06.tree methods
A very powerful group of algorithms falls under the "Tree Methods" title.
- Decision trees
- random forests
- gradient boosted trees
Decision trees
Random Forests
To improve performance, we can use many trees with a random sample of features chosen as the split.
- A new random sample of features is chosen for every single tree at every single split.
- This works for both classification and regression tasks.
Why do we need random sample at every split?
- If we have one very strong feature in the data set.

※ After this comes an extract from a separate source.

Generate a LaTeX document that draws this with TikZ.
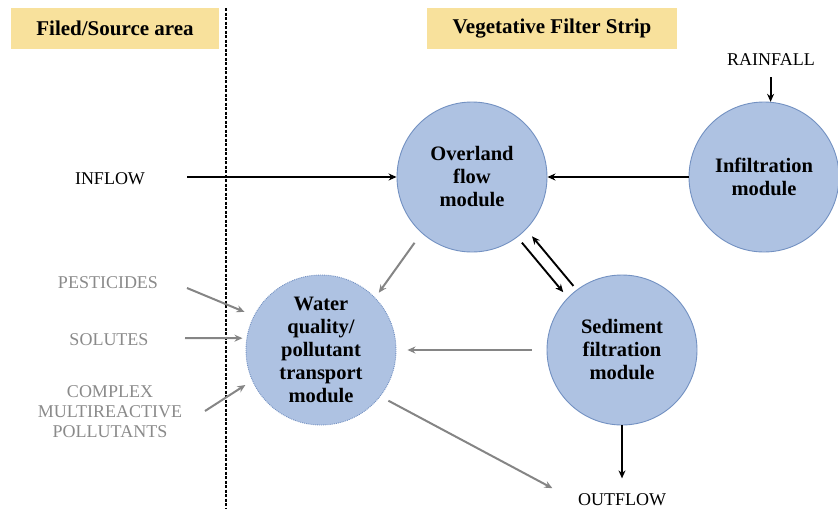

Most of the trees will use that feature as the top split, resulting in an ensemble of similar trees that are highly correlated.
- Averaging highly correlated quantities does not significantly reduce variance.
- By randomly leaving out candidate features from each split, Random Forests "decorrelates" the trees, such that the averaging process can reduce the variance of the resulting model.
Gradient Boosted Trees
Gradient boosting involves three elements.
* A loss function to be optimized.
* A weak learner to make predictions.
* An additive model to add weak learners to minimize the loss function.
Loss Function:
A loss function in basic terms is the function/equation we will use to determine how 'far off' our predictions are.
Weak Learner:
Decision trees are used as the weak learner in gradient boosting.
It is common to constrain the weak learners: such as a maximum number of layers, nodes, splits or leaf nodes.
Additive Model:
Trees are added one at a time and existing trees in the model are not changed.
A gradient descent procedure is used to minimize the loss when adding trees.